The Permanent and Insatiable
The Permanent and Insatiable

The Permanent and Insatiable by Xin Liu is an installation series where miniature cityscapes made from recycled plastic are placed in bioreactors and gradually consumed by engineered microbes.











Xin Liu's The Permanent and Insatiable: Houston, 2025. Post-consumer PET and PET filament, PET-degrading enzyme and chemical solution, Aluminum, Acrylic, Stirring and heating system, Aquarium



Xin Liu's The Permanent and Insatiable: New York, 2025. Post-consumer PET and PET filament, PET-degrading enzyme and chemical solution, Aluminum, Acrylic, Stirring and heating system, Aquarium.

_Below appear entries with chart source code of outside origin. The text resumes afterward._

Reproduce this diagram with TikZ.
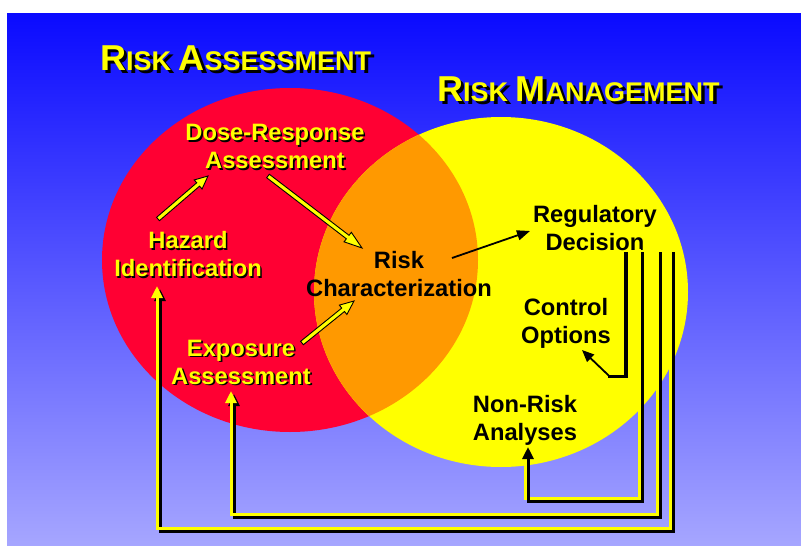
\documentclass[tikz,border=0pt]{standalone}
\usepackage{fontspec}
\setmainfont{Liberation Sans}
\usetikzlibrary{calc,arrows.meta}

\definecolor{bgtop}{RGB}{10,10,255}
\definecolor{bgbot}{RGB}{166,166,255}
\definecolor{rared}{RGB}{255,0,51}
\definecolor{rmyellow}{RGB}{255,255,0}
\definecolor{overlap}{RGB}{255,153,0}

% fake small capitals for the two headings
\newcommand\capword[2]{{\fontsize{36}{40}\selectfont #1}{\fontsize{27}{30}\selectfont #2}}
\newcommand\capgap{\hspace{7.5pt}}

% yellow label with a small black drop shadow
\newcommand\shadowlabel[3]{%
  \node[lbl, text=black] at ([shift={(1.6,1.6)}]#2) {#3};
  \node[lbl, text=rmyellow] (#1) at (#2) {#3};}

% yellow feedback line with a black drop shadow
\newcommand\feedback[1]{%
  \draw[fbline, draw=black, transform canvas={shift={(3pt,-3pt)}}] #1;
  \draw[fbline] #1;}
% same, with the black copy laid over the yellow one
\newcommand\feedbackover[1]{%
  \draw[fbline] #1;
  \draw[fbline, draw=black, transform canvas={shift={(3pt,-3pt)}}] #1;}

\begin{document}
\begin{tikzpicture}[x=1pt,y=-1pt,
  lbl/.style={font=\bfseries\fontsize{23.7}{28}\selectfont, align=center, inner sep=0pt},
  blk/.style={lbl, text=black},
  heading/.style={font=\bfseries, anchor=base west, inner sep=0pt},
  fbline/.style={draw=rmyellow, line width=3pt, line join=miter,
    -{Triangle[length=12pt,width=11pt]}},
  blockarrow/.style={draw=black, fill=rmyellow, line width=0.9pt, line join=miter,
    to path={
      ($(\tikztostart)!2.2pt!90:(\tikztotarget)$)
      -- ($(\tikztotarget)!#1!(\tikztostart)!2.2pt!90:(\tikztotarget)$)
      -- ($(\tikztotarget)!#1!(\tikztostart)!6pt!90:(\tikztotarget)$)
      -- (\tikztotarget)
      -- ($(\tikztotarget)!#1!(\tikztostart)!6pt!-90:(\tikztotarget)$)
      -- ($(\tikztotarget)!#1!(\tikztostart)!2.2pt!-90:(\tikztotarget)$)
      -- ($(\tikztostart)!2.2pt!-90:(\tikztotarget)$)
      -- cycle}},
]
\useasboundingbox (0,0) rectangle (801,546);

% slide background
\shade[top color=bgtop, bottom color=bgbot] (7,13) rectangle (801,546);

% the two overlapping fields
\fill[rared] (290,260) ellipse [x radius=188pt, y radius=172pt];
\fill[rmyellow] (501,292) ellipse [x radius=187pt, y radius=175pt];
\begin{scope}
  \clip (290,260) ellipse [x radius=188pt, y radius=172pt];
  \fill[overlap] (501,292) ellipse [x radius=187pt, y radius=175pt];
\end{scope}

% headings
\node[heading, text=black] at (103.5,73.5) {\capword{R}{ISK}\capgap\capword{A}{SSESSMENT}};
\node[heading, text=rmyellow] (ra) at (100,70) {\capword{R}{ISK}\capgap\capword{A}{SSESSMENT}};
\node[heading, text=black] at (440.5,104.5) {\capword{R}{ISK}\capgap\capword{M}{ANAGEMENT}};
\node[heading, text=rmyellow] (rm) at (437,101) {\capword{R}{ISK}\capgap\capword{M}{ANAGEMENT}};

% assessment steps
\shadowlabel{haz}{188,254}{Hazard\\Identification}
\shadowlabel{dose}{275,146.5}{Dose-Response\\Assessment}
\shadowlabel{expo}{241,362}{Exposure\\Assessment}

% management steps
\node[blk] (risk) at (399,274.5) {Risk\\Characterization};
\node[blk] (reg) at (595,228.5) {Regulatory\\Decision};
\node[blk] (ctrl) at (566,323.5) {Control\\Options};
\node[blk] (nonrisk) at (525,420.5) {Non-Risk\\Analyses};

% flow inside the assessment
\coordinate (hd1) at ([shift={(-30,-35)}]haz.center);
\coordinate (hd2) at ([shift={(-67,29.5)}]dose.center);
\coordinate (dr1) at ([shift={(-7,29.5)}]dose.center);
\coordinate (dr2) at ([shift={(-37,-26.5)}]risk.center);
\coordinate (er1) at ([shift={(61,-19)}]expo.center);
\coordinate (er2) at ([shift={(-45,26.5)}]risk.center);
\draw[blockarrow=13pt] (hd1) to (hd2);
\draw[blockarrow=18pt] (dr1) to (dr2);
\draw[blockarrow=14pt] (er1) to (er2);

% characterization feeds the decision
\draw[line width=1.8pt, -{Triangle[length=13pt,width=10pt]}]
  ([shift={(53,-16.5)}]risk.center) -- ([shift={(-65,2.5)}]reg.center);

% decision to control options (inside the yellow field, drawn in black)
\coordinate (cbend) at ([shift={(42,53)}]ctrl.center);
\draw[line width=3.5pt, line join=miter] ([shift={(31,23.5)}]reg.center) |- (cbend);
\draw[line width=1.8pt, -{Triangle[length=12pt,width=10pt]}]
  ([xshift=1.7pt]cbend) -- ([shift={(16,26.5)}]ctrl.center);

% feedback from the decision
\feedbackover{([shift={(44,20.5)}]reg.center) |- ([shift={(0,77.5)}]nonrisk.center) -- ([shift={(0,23.5)}]nonrisk.center)}
\feedback{([shift={(62,20.5)}]reg.center) |- ([shift={(-10,152)}]expo.center) -- ([shift={(-10,29)}]expo.center)}
\feedback{([shift={(75,20.5)}]reg.center) |- ([shift={(-31,274)}]haz.center) -- ([shift={(-31,32)}]haz.center)}
\end{tikzpicture}
\end{document}
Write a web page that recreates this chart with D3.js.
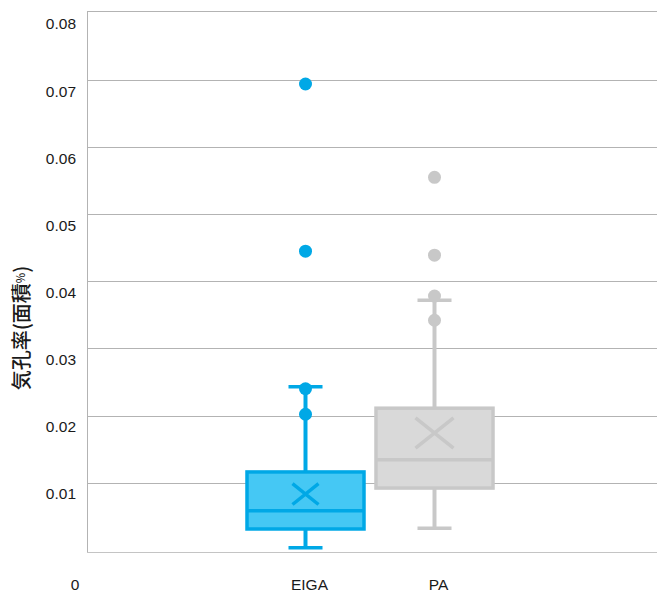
<!DOCTYPE html>
<html>
<head>
<meta charset="utf-8">
<script src="https://cdn.jsdelivr.net/npm/d3@7/dist/d3.min.js"></script>
<style>
  html, body { margin: 0; padding: 0; background: #fff; }
  svg { display: block; }
</style>
</head>
<body>
<svg id="chart" width="657" height="592"></svg>
<script>
// Categories and five-number summaries (porosity, area fraction)
const categories = ["EIGA", "PA"];
const whiskerLow  = [0.0003, 0.0032];
const q1          = [0.0031, 0.0092];
const medians     = [0.0058, 0.0134];
const q3          = [0.0116, 0.0211];
const whiskerHigh = [0.0243, 0.0372];
const means       = [0.0083, 0.0174];
const points      = [
  [0.0240, 0.0202, 0.0445, 0.0694],
  [0.0378, 0.0342, 0.0439, 0.0555]
];
const meanMarkSize = [13, 19];
const yTicks = [0.01, 0.02, 0.03, 0.04, 0.05, 0.06, 0.07, 0.08];
const yTitle = "気孔率(面積";

const strokeColors = ["#00a8e6", "#c8c8c8"];
const fillColors   = ["#45c8f4", "#d9d9d9"];

const svg = d3.select("#chart");
const plot = { left: 87, right: 657, top: 12, bottom: 553 };

const y = d3.scaleLinear().domain([0, 0.07]).range([549.8, 80]);
const x = d3.scaleBand().domain(categories).range([241, 499]).padding(0);
const boxW = x.bandwidth() * 0.907;
const cx = c => x(c) + x.bandwidth() / 2;

// grid lines
svg.append("g").selectAll("line").data(yTicks.filter(t => t < 0.08)).join("line")
  .attr("x1", plot.left).attr("x2", plot.right)
  .attr("y1", d => Math.round(y(d)) + 0.5).attr("y2", d => Math.round(y(d)) + 0.5)
  .attr("stroke", "#b3b3b3").attr("stroke-width", 1);

// plot frame: top, left, bottom
svg.append("line").attr("x1", plot.left).attr("x2", plot.right)
  .attr("y1", plot.top - 0.5).attr("y2", plot.top - 0.5)
  .attr("stroke", "#b3b3b3");
svg.append("line").attr("x1", plot.left + 0.5).attr("x2", plot.left + 0.5)
  .attr("y1", plot.top - 1).attr("y2", plot.bottom)
  .attr("stroke", "#b3b3b3");
svg.append("line").attr("x1", plot.left).attr("x2", plot.right)
  .attr("y1", plot.bottom - 0.5).attr("y2", plot.bottom - 0.5)
  .attr("stroke", "#c4c4c4");

// y tick labels, set just below their grid lines
const labelFont = "'Liberation Sans', Arial, sans-serif";
svg.append("g").selectAll("text").data(yTicks).join("text")
  .attr("x", 76).attr("y", d => y(d) + 11)
  .attr("text-anchor", "end").attr("dominant-baseline", "central")
  .attr("font-family", labelFont).attr("font-size", 15.5).attr("fill", "#1a1a1a")
  .text(d => d3.format(".2f")(d));
svg.append("text").attr("x", 75).attr("y", 584)
  .attr("text-anchor", "middle").attr("dominant-baseline", "central")
  .attr("font-family", labelFont).attr("font-size", 15.5).attr("fill", "#1a1a1a")
  .text("0");

// category labels
svg.append("g").selectAll("text").data(categories).join("text")
  .attr("x", d => cx(d) + 4).attr("y", 584)
  .attr("text-anchor", "middle").attr("dominant-baseline", "central")
  .attr("font-family", labelFont).attr("font-size", 15.5).attr("fill", "#1a1a1a")
  .text(d => d);

// y axis title
const title = svg.append("text")
  .attr("transform", "translate(20,328) rotate(-90)")
  .attr("text-anchor", "middle").attr("dominant-baseline", "central")
  .attr("font-family", "'Noto Sans CJK JP', sans-serif").attr("font-size", 20)
  .attr("font-weight", 500).attr("fill", "#1a1a1a");
title.append("tspan").text(yTitle);
title.append("tspan").attr("font-size", 11).text("%");
title.append("tspan").text(")");

// boxes
categories.forEach((c, i) => {
  const g = svg.append("g");
  const sc = strokeColors[i], fc = fillColors[i];
  const xc = cx(c);
  const capW = 34, sw = 3.5;
  // whisker stems
  g.append("line").attr("x1", xc).attr("x2", xc)
    .attr("y1", y(whiskerHigh[i])).attr("y2", y(q3[i]))
    .attr("stroke", sc).attr("stroke-width", 4);
  g.append("line").attr("x1", xc).attr("x2", xc)
    .attr("y1", y(q1[i])).attr("y2", y(whiskerLow[i]))
    .attr("stroke", sc).attr("stroke-width", 4);
  // caps
  [whiskerHigh[i], whiskerLow[i]].forEach(v => {
    g.append("line").attr("x1", xc - capW / 2).attr("x2", xc + capW / 2)
      .attr("y1", y(v)).attr("y2", y(v))
      .attr("stroke", sc).attr("stroke-width", sw);
  });
  // box
  g.append("rect")
    .attr("x", xc - boxW / 2).attr("width", boxW)
    .attr("y", y(q3[i])).attr("height", y(q1[i]) - y(q3[i]))
    .attr("fill", fc).attr("stroke", sc).attr("stroke-width", sw);
  // median
  g.append("line").attr("x1", xc - boxW / 2).attr("x2", xc + boxW / 2)
    .attr("y1", y(medians[i])).attr("y2", y(medians[i]))
    .attr("stroke", sc).attr("stroke-width", sw);
  // mean marker (X)
  const m = meanMarkSize[i], my = y(means[i]);
  g.append("path")
    .attr("d", `M${xc - m},${my - m * 0.8}L${xc + m},${my + m * 0.8}M${xc - m},${my + m * 0.8}L${xc + m},${my - m * 0.8}`)
    .attr("stroke", sc).attr("stroke-width", 3.5).attr("fill", "none");
  // individual points
  g.selectAll("circle").data(points[i]).join("circle")
    .attr("cx", xc).attr("cy", d => y(d)).attr("r", 6.5)
    .attr("fill", sc);
});
</script>
</body>
</html>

Xin Liu's The Permanent and Insatiable: The American Flag, 2025. Post-consumer PET and PET filament, PET-degrading enzyme and chemical solution, TLC tank, incubator.
Artist Statement
The Permanent and Insatiable is an installation series that explores the almost mythic tension in material sciences: Humans continuously create indestructible permanence (like plastic) while engineering bio-organisms to consume exactly those materials.
Each installation in the series constructs miniature cityscapes modeled after urban architecture from post-consumer PET plastic, which is commonly used in bottles and packaging. These structures are submerged in transparent bioreactors, where genetically modified and lab-produced enzymes gradually dissolve the installation. The first work in the series, commissioned by Moody Centre for the Arts, recreates downtown Houston and Rice University’s campus. The second iteration of the series is a faithful replica of Lower Manhattan financial district's architectural landscape. Inside each bioreactor, I imagine a world where metropolitan cities with an excess of manmade materials are confronted by the appetites of natural microbes.
Compressing a degradation process that typically spans centuries into weeks or months, the miniature world is redefined as an environment in relation to humans and our interactions with it: our uncanny desire for immortality and fear of permanence. Aren’t we the most insatiable ones?
In 2018, I initiated and led the research project MicroPET: developing a modular bioreactor for a plastic degradation payload at the International Space Station (ISS). It is an autonomous payload for enzymatic reactions and microbial cultivation with fully programmable serial passaging and sample preservation. The team successfully conducted the payload experiment in the International Space Station in December 2022. The project is recognized as one of The Best Inventions of 2023 in TIME magazine and has been accepted into Nature Partner Journal Microgravity. The research work seeded the conceptual and technical development of The Permanent and Insatiable.